After some time went by, others found out that there were more ways to reckon in shapelore, though they were not seen as being true by others. It was not till the 19th Yearhundred that such other shapelore boughs were seen as being true. Some of the makers of new shapelore boughs and reckonways were Nikolai Ivanovich Lobachevsky and Bernhard Riemann.

Groundwork Outtelling Edit

Shapelore groundwork

The most bare thing of shapelore is a nib, which is marked by a small dot. Between two nibs a thread, which is either straight or bowed and can have other nibs along its path. When there are at least three nibs, they can be bound together by three threads, which then make a shape. A shape is unwaveringly bemarked as a sideling, or a thing that has sides.

Another bare thing of shapelore is a nook. A nook is where two threads spread from one nib outward. The bowlength between the two threads, often called the sides of the nook, is meted to find the nookspan. As aforesaid, bowlength is the length between two sides of a nook as it is meted along a bow, always the same length away from the main nib of the nook.

The nookspan is marked in three ways: a right nookspan, as shown in the layout, an inward nookspan, which is less in bowlength than a right nook, and a outward nookspan, which is greater in bowlength than a right nook. A bowlengthworth is a given worth of bowlength, and 90 of such makes a right nook.

When a nook spans beyond the length of 180 bowlengthworth, all the way so that its foreside meets that other side, it makes a umbeling. An umbeling is bemarked as having straight 360 bowlengthworth. The length of the outering of an umbeling can be known as its bowlength (as it is for a nook), but it is more widely and more rightly known as its girth (sometimes also known as ring-girth).

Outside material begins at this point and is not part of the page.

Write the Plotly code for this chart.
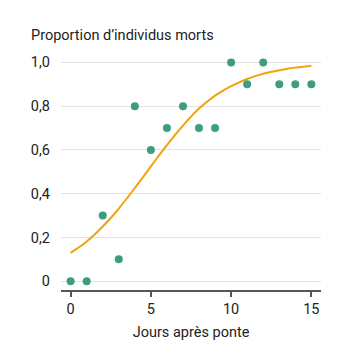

The straight middle of the umbeling is known as the midnook. When a thread is drawn between two nibs along the outering of the umbeling without going through the midnib, then this thread is known as a string. However, if a thread is drawn between the midnook and the outering, then that thread is known as a spoke. The whole length of a umbeling from one end to the other (which would mean drawing two spokes so that they form one thread) is known as its throughspoke. When two spokes are drawn, then the span of the outering that lies between the outer endnibs of those two spokes is known as a bow. It too has a bowlength, and is measured in bowlengthworth. When this is done, a sideling with the two spokes and the bow as its three sides is made, which is known as a share of a umbeling.